Mailing List Archive

mmap
Another topic: what are the chances of adding the mmap module to the core
distribution? It's restricted to a smallish set of platforms (modern
Unices and Win32, I think), but it's quite small, and would be a nice
thing to have available in the core, IMHO.

(btw, the buffer object needs more documentation)

--david
Re: mmap [ In reply to ]
> Another topic: what are the chances of adding the mmap module to the core
> distribution? It's restricted to a smallish set of platforms (modern
> Unices and Win32, I think), but it's quite small, and would be a nice
> thing to have available in the core, IMHO.

If it works on Linux, Solaris, Irix and Windows, and is reasonably
clean, I'll take it. Please send it.

> (btw, the buffer object needs more documentation)

That's for Jack & Greg...

--Guido van Rossum (home page: http://www.python.org/~guido/)
Re: mmap [ In reply to ]
On Tue, 15 Jun 1999, Guido van Rossum wrote:
> > Another topic: what are the chances of adding the mmap module to the core
> > distribution? It's restricted to a smallish set of platforms (modern
> > Unices and Win32, I think), but it's quite small, and would be a nice
> > thing to have available in the core, IMHO.
>
> If it works on Linux, Solaris, Irix and Windows, and is reasonably
> clean, I'll take it. Please send it.

Actually, my preference is to see a change to open() rather than a whole
new module. For example, let's say that you open a file, specifying
memory-mapping. Then you create a buffer against that file:

f = open('foo','rm') # 'm' means mem-map
b = buffer(f)
print b[100:200]

Disclaimer: I haven't looked at the mmap modules (AMK's and Mark's) to see
what capabilities are in there. They may not be expressable soly as open()
changes. (adding add'l params for mmap flags might be another way to
handle this)

I'd like to see mmap native in Python. I won't push, though, until I can
run a test to see what kind of savings will occur when you mmap a .pyc
file and open PyBuffer objects against the thing for the code bytes. My
hypothesis is that you can reduce the working set of Python (i.e. amortize
the cost of a .pyc's code over several processes by mmap'ing it); this
depends on the proportion of code in the pyc relative to "other" stuff.

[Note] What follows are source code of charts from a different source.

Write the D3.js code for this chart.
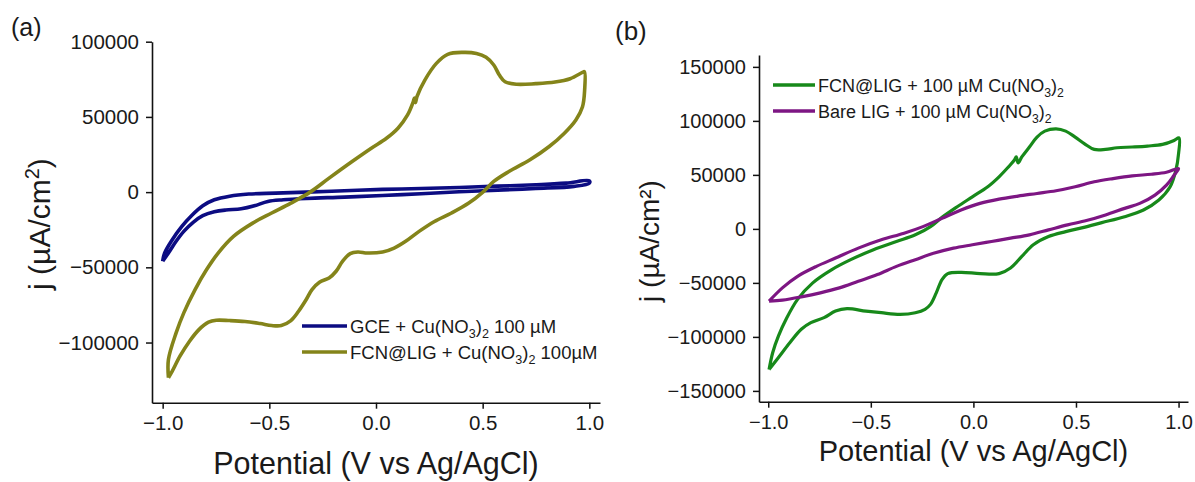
<!DOCTYPE html>
<html><head><meta charset="utf-8">
<script src="https://cdn.jsdelivr.net/npm/d3@7"></script>
<style>
body{margin:0;background:#fff}
svg{display:block}
text{font-family:"Liberation Sans",Arial,sans-serif;fill:#1a1a1a}
</style></head>
<body><svg id="c" width="1195" height="482"></svg>
<script>
// ---------- data ----------
const xTicks = [-1.0, -0.5, 0.0, 0.5, 1.0];
const yTicksA = [-100000, -50000, 0, 50000, 100000];
const yTicksB = [-150000, -100000, -50000, 0, 50000, 100000, 150000];

// Panel (a): GCE + Cu(NO3)2 100 µM
const gceV = [-1.0,-0.991,-0.955,-0.910,-0.865,-0.812,-0.758,-0.686,-0.596,-0.471,-0.327,-0.148,0.031,0.211,0.390,0.570,0.749,0.892,1.0,1.0,0.928,0.749,0.570,0.390,0.211,0.031,-0.148,-0.327,-0.435,-0.507,-0.570,-0.632,-0.704,-0.758,-0.812,-0.857,-0.901,-0.937,-0.973,-1.0];
const gceJ = [-46000,-40500,-31600,-22800,-15700,-9100,-5100,-2700,-1300,-700,0,900,1800,2400,3100,4000,4900,6000,7500,6000,3800,2400,1300,200,-1100,-2200,-3300,-4200,-5100,-6200,-9100,-11100,-11900,-13100,-15700,-20100,-26100,-32700,-40500,-46000];

// Panel (a): FCN@LIG + Cu(NO3)2 100 µM
const fcnAV = [-0.973,-0.973,-0.937,-0.901,-0.848,-0.794,-0.740,-0.668,-0.578,-0.489,-0.399,-0.309,-0.220,-0.112,-0.022,0.049,0.103,0.148,0.175,0.180,0.185,0.192,0.229,0.283,0.336,0.408,0.471,0.516,0.552,0.578,0.605,0.659,0.749,0.839,0.910,0.968,0.977,0.978,0.968,0.937,0.883,0.812,0.722,0.623,0.552,0.501,0.435,0.354,0.274,0.202,0.139,0.085,0.031,-0.040,-0.085,-0.121,-0.157,-0.187,-0.220,-0.265,-0.300,-0.327,-0.363,-0.399,-0.444,-0.489,-0.543,-0.614,-0.686,-0.749,-0.785,-0.830,-0.874,-0.919,-0.955,-0.973];
const fcnAJ = [-123400,-111300,-93600,-80300,-64800,-51500,-40500,-29400,-20600,-13900,-7300,0,9300,20350,29200,35800,42500,51300,60200,62500,59500,63500,74500,85600,91600,92900,92200,89600,84500,77900,73400,71700,72100,73200,75400,79600,80100,67900,56800,48000,39200,30300,21500,13700,7100,0,-7300,-13900,-19500,-26100,-32700,-37200,-39800,-40500,-39800,-40900,-46000,-52600,-57100,-59900,-64800,-71400,-79200,-85400,-88700,-88700,-87400,-86000,-85400,-85200,-86500,-91400,-99100,-109100,-119000,-123400];

// Panel (b): FCN@LIG + 100 µM Cu(NO3)2
const fcnBV = [-0.996,-0.978,-0.950,-0.913,-0.857,-0.783,-0.690,-0.598,-0.487,-0.375,-0.283,-0.209,-0.153,-0.079,-0.005,0.070,0.125,0.171,0.199,0.209,0.218,0.236,0.273,0.310,0.348,0.403,0.450,0.496,0.542,0.589,0.644,0.700,0.774,0.848,0.922,0.978,1.002,1.0,0.987,0.959,0.904,0.829,0.737,0.626,0.533,0.450,0.366,0.292,0.236,0.181,0.125,0.033,-0.060,-0.125,-0.153,-0.181,-0.209,-0.236,-0.283,-0.357,-0.449,-0.524,-0.616,-0.672,-0.728,-0.792,-0.839,-0.894,-0.950,-0.996];
const fcnBJ = [-130300,-114400,-99100,-83700,-65300,-50000,-37700,-28500,-19300,-11700,-5500,2100,10700,20500,29700,39000,48200,57400,63500,66600,61000,66600,75800,85000,90500,92600,90500,85000,78800,73600,73600,75100,75800,76700,78200,81900,84300,69600,54300,39000,26700,17500,11300,5800,1200,-2500,-7100,-14700,-25500,-36200,-41400,-41400,-40200,-41400,-46900,-59200,-69900,-74500,-77600,-79100,-77600,-76100,-73900,-76100,-82200,-86800,-92900,-105200,-119000,-130300];

// Panel (b): Bare LIG + 100 µM Cu(NO3)2
const bareV = [-0.996,-0.931,-0.857,-0.765,-0.672,-0.561,-0.449,-0.338,-0.246,-0.153,-0.060,0.032,0.125,0.218,0.310,0.403,0.496,0.589,0.681,0.774,0.867,0.941,1.0,0.978,0.941,0.885,0.811,0.737,0.644,0.551,0.459,0.366,0.273,0.181,0.088,-0.005,-0.097,-0.190,-0.283,-0.375,-0.468,-0.561,-0.653,-0.746,-0.839,-0.931,-0.996];
const bareJ = [-66900,-54600,-43900,-34700,-27000,-17800,-10100,-4000,2100,9800,17500,23600,27600,30400,32800,35300,39000,43600,46600,49100,50600,52400,55800,49700,40500,31300,23600,19000,12900,7700,3700,-900,-5500,-8600,-11700,-14700,-17800,-22400,-28500,-34700,-42300,-48500,-54600,-59200,-62900,-65900,-66900];

// ---------- drawing ----------
const svg = d3.select("#c");
const zip = (a, b) => a.map((v, i) => [v, b[i]]);

function panel(cfg) {
  const x = d3.scaleLinear().domain(cfg.xDom).range([cfg.left, cfg.right]);
  const y = d3.scaleLinear().domain(cfg.yDom).range([cfg.bottom, cfg.top]);
  const g = svg.append("g");

  const xa = g.append("g").attr("transform", `translate(0,${cfg.bottom})`)
    .call(d3.axisBottom(x).tickValues(xTicks).tickFormat(d3.format(".1f"))
      .tickSize(6).tickSizeOuter(0).tickPadding(7));
  const ya = g.append("g").attr("transform", `translate(${cfg.left},0)`)
    .call(d3.axisLeft(y).tickValues(cfg.yTicks).tickFormat(d3.format("d"))
      .tickSize(6).tickSizeOuter(0).tickPadding(7));
  [xa, ya].forEach(a => {
    a.select(".domain").attr("stroke", "#111").attr("stroke-width", 1.6);
    a.selectAll(".tick line").attr("stroke", "#111").attr("stroke-width", 1.5);
    a.selectAll(".tick text").attr("font-size", cfg.tickFont).attr("fill", "#1a1a1a")
      .style("font-family", '"Liberation Sans",Arial,sans-serif');
  });

  const line = d3.line().x(d => x(d[0])).y(d => y(d[1])).curve(d3.curveCatmullRom.alpha(0.5));
  cfg.series.forEach(s => {
    g.append("path").attr("d", line(zip(s.v, s.j))).attr("fill", "none")
      .attr("stroke", s.color).attr("stroke-width", cfg.lw).attr("stroke-linejoin", "round");
  });

  // legend
  cfg.series.forEach((s, i) => {
    const ly = cfg.legY + i * cfg.legDy;
    g.append("line").attr("x1", cfg.legX).attr("x2", cfg.legX + cfg.legLen)
      .attr("y1", ly).attr("y2", ly).attr("stroke", s.color).attr("stroke-width", 3.5);
    const t = g.append("text").attr("x", cfg.legX + cfg.legLen + 3).attr("y", ly + 7)
      .attr("font-size", cfg.legFont);
    let prevSub = false;
    s.label.forEach(p => {
      const sub = !!p[1];
      const dy = (sub ? 5 : 0) - (prevSub ? 5 : 0);
      const ts = t.append("tspan").attr("dy", dy).text(p[0]);
      if (sub) ts.attr("font-size", cfg.legFont * 0.68);
      prevSub = sub;
    });
  });

  // axis titles
  g.append("text").attr("x", (cfg.left + cfg.right) / 2).attr("y", cfg.xTitleY)
    .attr("text-anchor", "middle").attr("font-size", cfg.titleFont).text("Potential (V vs Ag/AgCl)");
  const yt = g.append("text").attr("transform", `translate(${cfg.yTitleX},${cfg.yTitleY}) rotate(-90)`)
    .attr("text-anchor", "middle").attr("font-size", cfg.yTitleFont);
  cfg.yTitle(yt);
  g.append("text").attr("x", cfg.tagX).attr("y", cfg.tagY).attr("font-size", cfg.tagFont).text(cfg.tag);
}

const subLabel = (pre, post) => [[pre + "Cu(NO"], ["3", true], [")"], ["2", true], [post]];

panel({
  xDom: [-1.05, 1.05], yDom: [-140000, 100000], left: 152, right: 600, top: 41.7, bottom: 402.7,
  yTicks: yTicksA, tickFont: 20.5, lw: 3.6,
  series: [
    {v: gceV, j: gceJ, color: "#0c0c82", label: subLabel("GCE + ", " 100 µM")},
    {v: fcnAV, j: fcnAJ, color: "#84841a", label: subLabel("FCN@LIG + ", " 100µM")}
  ],
  legX: 302, legY: 326, legDy: 26, legLen: 45, legFont: 18.5,
  xTitleY: 474, titleFont: 30.5, yTitleX: 50, yTitleY: 224, yTitleFont: 30,
  yTitle: t => { t.append("tspan").text("j (µA/cm"); t.append("tspan").attr("dy", -11).attr("font-size", 20).text("2"); t.append("tspan").attr("dy", 11).text(")"); },
  tag: "(a)", tagX: 11, tagY: 36, tagFont: 25
});

panel({
  xDom: [-1.045, 1.046], yDom: [-160000, 161000], left: 759, right: 1188, top: 55, bottom: 401.7,
  yTicks: yTicksB, tickFont: 20, lw: 3.2,
  series: [
    {v: fcnBV, j: fcnBJ, color: "#17891a", label: [["FCN@LIG + 100 µM Cu(NO"], ["3", true], [")"], ["2", true]]},
    {v: bareV, j: bareJ, color: "#7d1683", label: [["Bare LIG + 100 µM Cu(NO"], ["3", true], [")"], ["2", true]]}
  ],
  legX: 773, legY: 85, legDy: 26, legLen: 42, legFont: 18,
  xTitleY: 461, titleFont: 29, yTitleX: 659, yTitleY: 241, yTitleFont: 28,
  yTitle: t => { t.text("j (µA/cm²)"); },
  tag: "(b)", tagX: 615, tagY: 40, tagFont: 26
});
</script>
</body></html>
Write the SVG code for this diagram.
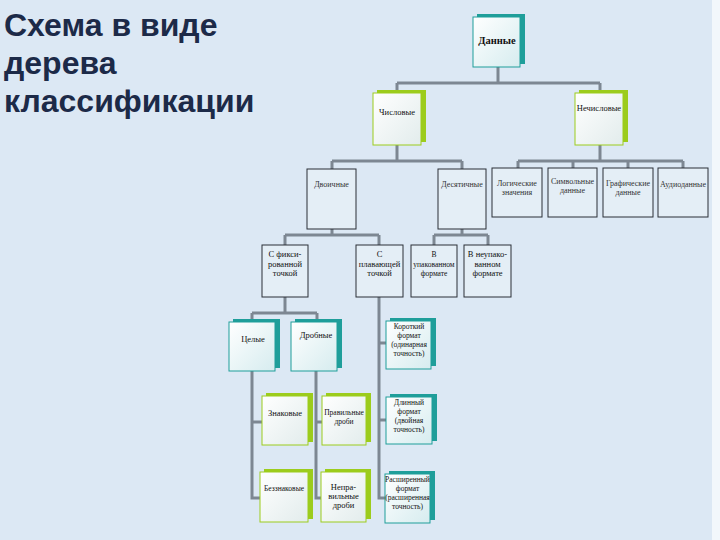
<svg xmlns="http://www.w3.org/2000/svg" width="720" height="540" viewBox="0 0 720 540">
<defs>
<linearGradient id="lf" x1="0" y1="0" x2="1" y2="1">
<stop offset="0" stop-color="#ffffff"/>
<stop offset="1" stop-color="#d6ecef"/>
</linearGradient>
<linearGradient id="lg" x1="0" y1="0" x2="1" y2="1">
<stop offset="0" stop-color="#ffffff"/>
<stop offset="1" stop-color="#e2ecec"/>
</linearGradient>
<style>
.bg{fill:#dce8f4}
.title{font-family:"Liberation Sans",Arial,sans-serif;font-weight:bold;font-size:32px;fill:#1c2a48}
.c{fill:none;stroke:#7d8792;stroke-width:3}
.tb{fill:#1f9e9a}
.gb{fill:#9ccc1c}
.tl{fill:url(#lf);stroke:#1f9e9a;stroke-width:1}
.gl{fill:url(#lg);stroke:#9ccc1c;stroke-width:1}
.pl{fill:#e4eef6;stroke:#2a2f36;stroke-width:1}
.t{font-family:"Liberation Serif","Times New Roman",serif;font-size:8.5px;fill:#111;text-anchor:middle}
.s{font-size:7.5px}
.tp{font-family:"Liberation Serif","Times New Roman",serif;font-size:8px;fill:#333;text-anchor:middle}
.b{font-weight:bold;font-size:10.5px}
</style>
</defs>
<rect class="bg" x="0" y="0" width="720" height="540"/>
<rect x="712" y="0" width="8" height="540" fill="#f2f7fb"/>
<g id="title">
<text class="title" x="4" y="36">Схема в виде</text>
<text class="title" x="4" y="74">дерева</text>
<text class="title" x="4" y="112">классификации</text>
</g>
<g id="connectors">
<path class="c" d="M498 67V83M397 83H600M397 83V90M600 83V90"/>
<path class="c" d="M397 145V161M332 161H462M332 161V169M462 161V169"/>
<path class="c" d="M600 145V161M518 161H683M518 161V168M573 161V168M628 161V168M683 161V168"/>
<path class="c" d="M332 229V235M285 235H379M285 235V245M379 235V245"/>
<path class="c" d="M462 229V235M434 235H488M434 235V245M488 235V245"/>
<path class="c" d="M285 297V313M252 313H317M252 313V320M317 313V320"/>
<path class="c" d="M252 371V498H261M252 422H263"/>
<path class="c" d="M316 371V498H322M316 422H323"/>
<path class="c" d="M379 297V498H386M379 343H387M379 420H387"/>
</g>
<g id="n-dannye"><rect class="tb" x="477" y="14" width="48" height="50"/><rect class="tl" x="473" y="17" width="47" height="50"/><text class="t b" x="497" y="44">Данные</text></g>
<g id="n-chislovye"><rect class="gb" x="377" y="90" width="49" height="52"/><rect class="gl" x="373" y="93" width="48" height="52"/><text class="t" x="397" y="115" font-size="9">Числовые</text></g>
<g id="n-nechislovye"><rect class="gb" x="579" y="90" width="49" height="52"/><rect class="gl" x="575" y="93" width="48" height="52"/><text class="t" x="599" y="111" font-size="9">Нечисловые</text></g>
<g id="n-dvoichnye"><rect class="pl" x="307" y="169" width="49" height="60"/><text class="tp" x="331.5" y="187">Двоичные</text></g>
<g id="n-desyatichnye"><rect class="pl" x="438" y="169" width="48" height="60"/><text class="tp" x="462" y="187">Десятичные</text></g>
<g id="n-logicheskie"><rect class="pl" x="492" y="168" width="50" height="49"/><text class="tp" x="517" y="186">Логические</text><text class="tp" x="517" y="195">значения</text></g>
<g id="n-simvolnye"><rect class="pl" x="548" y="168" width="49" height="49"/><text class="tp" x="572.5" y="184">Символьные</text><text class="tp" x="572.5" y="193">данные</text></g>
<g id="n-graficheskie"><rect class="pl" x="603" y="168" width="50" height="49"/><text class="tp" x="628" y="186">Графические</text><text class="tp" x="628" y="195">данные</text></g>
<g id="n-audio"><rect class="pl" x="658" y="168" width="50" height="49"/><text class="tp" x="683" y="187">Аудиоданные</text></g>
<g id="n-fiks"><rect class="pl" x="262" y="245" width="46" height="52"/><text class="t" x="285" y="257">С фикси-</text><text class="t" x="285" y="266.5">рованной</text><text class="t" x="285" y="276">точкой</text></g>
<g id="n-plav"><rect class="pl" x="356" y="245" width="47" height="52"/><text class="t" x="379.5" y="257">С</text><text class="t" x="379.5" y="266.5">плавающей</text><text class="t" x="379.5" y="276">точкой</text></g>
<g id="n-upak"><rect class="pl" x="411" y="245" width="46" height="52"/><text class="t s" x="434" y="257">В</text><text class="t s" x="434" y="266.5">упакованном</text><text class="t s" x="434" y="276">формате</text></g>
<g id="n-neupak"><rect class="pl" x="464" y="245" width="47" height="52"/><text class="t" x="487.5" y="257">В неупако-</text><text class="t" x="487.5" y="266.5">ванном</text><text class="t" x="487.5" y="276">формате</text></g>
<g id="n-celye"><rect class="tb" x="233" y="319" width="47" height="49"/><rect class="tl" x="229" y="322" width="46" height="49"/><text class="t" x="253" y="342">Целые</text></g>
<g id="n-drobnye"><rect class="tb" x="295" y="319" width="47" height="49"/><rect class="tl" x="291" y="322" width="46" height="49"/><text class="t" x="316" y="338">Дробные</text></g>
<g id="n-korotkiy"><rect class="tb" x="390" y="318" width="46" height="48"/><rect class="tl" x="386" y="321" width="45" height="48"/><text class="t s" x="409" y="329">Короткий</text><text class="t s" x="409" y="338">формат</text><text class="t s" x="409" y="347">(одинарная</text><text class="t s" x="409" y="356">точность)</text></g>
<g id="n-znakovye"><rect class="gb" x="266" y="393" width="47" height="49"/><rect class="gl" x="262" y="396" width="46" height="49"/><text class="t" x="285" y="416">Знаковые</text></g>
<g id="n-pravilnye"><rect class="gb" x="326" y="393" width="45" height="49"/><rect class="gl" x="322" y="396" width="44" height="49"/><text class="t s" x="344" y="415">Правильные</text><text class="t s" x="344" y="424">дроби</text></g>
<g id="n-dlinnyy"><rect class="tb" x="390" y="394" width="47" height="47"/><rect class="tl" x="386" y="397" width="46" height="47"/><text class="t s" x="409" y="405">Длинный</text><text class="t s" x="409" y="414">формат</text><text class="t s" x="409" y="423">(двойная</text><text class="t s" x="409" y="432">точность)</text></g>
<g id="n-bezznakovye"><rect class="gb" x="264" y="469" width="49" height="50"/><rect class="gl" x="260" y="472" width="48" height="50"/><text class="t s" x="284" y="491">Беззнаковые</text></g>
<g id="n-nepravilnye"><rect class="gb" x="325" y="469" width="46" height="50"/><rect class="gl" x="321" y="472" width="45" height="50"/><text class="t" x="343.5" y="490">Непра-</text><text class="t" x="343.5" y="499">вильные</text><text class="t" x="343.5" y="508">дроби</text></g>
<g id="n-rasshirennyy"><rect class="tb" x="389" y="471" width="46" height="49"/><rect class="tl" x="385" y="474" width="45" height="49"/><text class="t s" x="407.5" y="482">Расширенный</text><text class="t s" x="407.5" y="491">формат</text><text class="t s" x="407.5" y="500">(расширенная</text><text class="t s" x="407.5" y="509">точность)</text></g>
</svg>
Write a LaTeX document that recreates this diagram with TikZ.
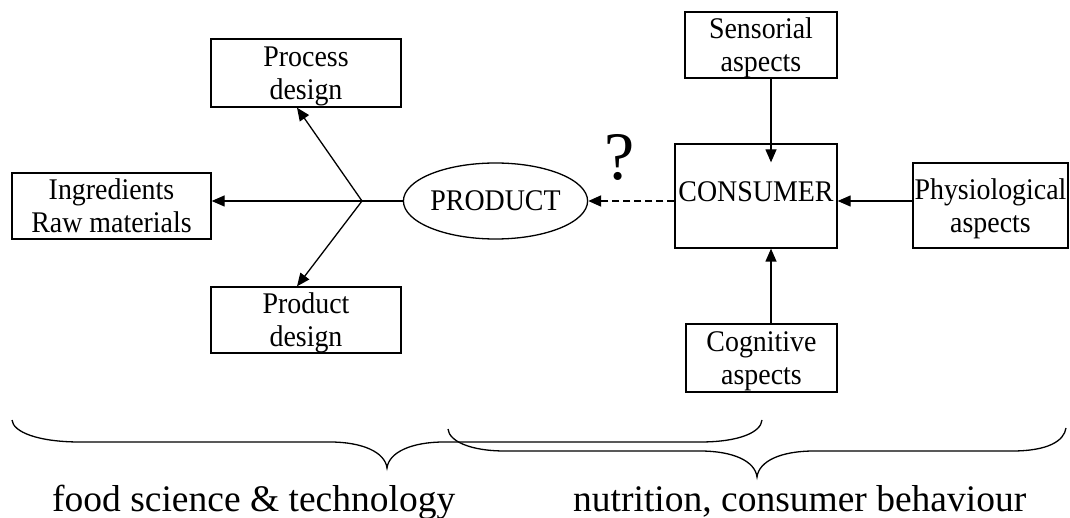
\documentclass[tikz,border=0pt]{standalone}
\usepackage{fontspec}
\setmainfont{Liberation Serif}
\newfontfamily\boxfont{Liberation Serif}[FakeStretch=0.93]
\usetikzlibrary{arrows.meta,shapes.geometric,calc}

\tikzset{
  box/.style={draw, line width=1.3pt, inner sep=0pt, align=center, text depth=0pt,
    font=\boxfont\fontsize{30}{33}\selectfont},
  oval/.style={draw, ellipse, line width=1.3pt, inner sep=0pt,
    font=\boxfont\fontsize{30}{33}\selectfont},
  arr/.style={line width=1.3pt, -{Triangle[length=13pt,width=11pt]}},
  link/.style={line width=1.3pt},
  brace/.style={line width=1.3pt},
  field/.style={font=\fontsize{37.5}{40}\selectfont, inner sep=0pt, anchor=base west},
  query/.style={font=\fontsize{68}{70}\selectfont, inner sep=0pt}
}

\begin{document}
\begin{tikzpicture}[x=1pt, y=-1pt]
\useasboundingbox (0,0) rectangle (1070,518);

% product side
\node[box, minimum width=190pt, minimum height=68pt] (proc) at (306,73) {Process\\design};
\node[box, minimum width=199pt, minimum height=66pt] (ingr) at (111.5,206) {Ingredients\\Raw materials};
\node[box, minimum width=190pt, minimum height=66pt] (prodd) at (306,320) {Product\\design};
\node[oval, minimum width=153pt, minimum height=76pt] (prod) at (495.5,201) {PRODUCT};

% consumer side
\node[box, text depth=9pt, minimum width=162pt, minimum height=104pt] (cons) at (756,196) {CONSUMER};
\node[box, minimum width=152pt, minimum height=66pt] (sens) at (761,45) {Sensorial\\aspects};
\node[box, minimum width=151pt, minimum height=68pt] (cogn) at (761.5,358) {Cognitive\\aspects};
\node[box, minimum width=155pt, minimum height=85pt] (phys) at (990.5,205.5) {Physiological\\aspects};

\node[query] (q) at (620,157) {?};

% branching from the product
\coordinate (jn) at (362,201);
\draw[link] (prod.west) -- (jn);
\draw[arr] (jn) -- (jn -| ingr.east);
\draw[arr] (jn) -- ([xshift=-9pt]proc.south);
\draw[arr] (jn) -- ([xshift=-9pt]prodd.north);

% influences on the consumer
\coordinate (sx) at ([xshift=10pt]sens.south);
\draw[arr] (sx) -- ($(sx |- cons.north)+(0,19)$);
\draw[arr] (cogn.north -| sx) -- (cons.south -| sx);
\draw[arr] (phys.west |- jn) -- (cons.east |- jn);
\draw[arr, line width=2pt, dash pattern=on 7pt off 4pt] (cons.west |- jn) -- (prod.east);

% braces over the two fields
\draw[brace] (12,420) .. controls (13,432) and (38,442) .. (80,442)
  -- (330,442) .. controls (362,442) and (385,452) .. (387,468)
  .. controls (389,452) and (412,442) .. (444,442)
  -- (700,442) .. controls (740,442) and (761,432) .. (762,420);
\draw[brace] (448,429) .. controls (449,441) and (470,451) .. (505,451)
  -- (700,451) .. controls (733,451) and (755,461) .. (757,477)
  .. controls (759,461) and (781,451) .. (814,451)
  -- (1012,451) .. controls (1048,451) and (1064,441) .. (1066,428);

\node[field] (fst) at (52,511) {food science \& technology};
\node[field] (ncb) at (573,511) {nutrition, consumer behaviour};
\end{tikzpicture}
\end{document}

> > (btw, the buffer object needs more documentation)
>
> That's for Jack & Greg...

Quite true. My bad :-( ... That would go into the API doc, I guess... I'll
put this on a todo list, but it could be a little while.

Cheers,
-g

--
Greg Stein, http://www.lyra.org/
Re: mmap [ In reply to ]
Greg wrote:
> Actually, my preference is to see a change to open() rather than a whole
> new module. For example, let's say that you open a file, specifying
> memory-mapping. Then you create a buffer against that file:
>
> f = open('foo','rm') # 'm' means mem-map
> b = buffer(f)
> print b[100:200]
>
> Disclaimer: I haven't looked at the mmap modules (AMK's and Mark's) to see
> what capabilities are in there. They may not be expressable soly as open()
> changes. (adding add'l params for mmap flags might be another way to
> handle this)
>
> I'd like to see mmap native in Python. I won't push, though, until I can
> run a test to see what kind of savings will occur when you mmap a .pyc
> file and open PyBuffer objects against the thing for the code bytes. My
> hypothesis is that you can reduce the working set of Python (i.e. amortize
> the cost of a .pyc's code over several processes by mmap'ing it); this
> depends on the proportion of code in the pyc relative to "other" stuff.

yes, yes, yes!

my good friend the mad scientist (the guy who writes code,
not the flaming cult-ridden brainwashed script kiddie) has
considered writing a whole new "abstract file" backend, to
entirely get rid of stdio in the Python core. some potential
advantages:

-- performance (some stdio implementations are slow)
-- portability (stdio doesn't exist on some platforms!)
-- opens up for cool extensions (memory mapping,
pluggable file handlers, etc).

should I tell him to start hacking?

or is this the same thing as PyBuffer/buffer (I've implemented
PyBuffer support for the unicode class, but that doesn't mean
that I understand how it works...)

</F>

PS. someone once told me that Perl goes "below" the standard
file I/O system. does anyone here know if that's true, and per-
haps even explain how they're doing that...
Re: mmap [ In reply to ]
[me]
> > If it works on Linux, Solaris, Irix and Windows, and is reasonably
> > clean, I'll take it. Please send it.

[Greg]
> Actually, my preference is to see a change to open() rather than a whole
> new module. For example, let's say that you open a file, specifying
> memory-mapping. Then you create a buffer against that file:
>
> f = open('foo','rm') # 'm' means mem-map
> b = buffer(f)
> print b[100:200]

Buh. Changes of this kind to builtins are painful, especially since
we expect that this feature may or may not be supported. And imagine
the poor reader who comes across this for the first time...

What's wrong with

import mmap
f = mmap.open('foo', 'r')

???

> I'd like to see mmap native in Python. I won't push, though, until I can
> run a test to see what kind of savings will occur when you mmap a .pyc
> file and open PyBuffer objects against the thing for the code bytes. My
> hypothesis is that you can reduce the working set of Python (i.e. amortize
> the cost of a .pyc's code over several processes by mmap'ing it); this
> depends on the proportion of code in the pyc relative to "other" stuff.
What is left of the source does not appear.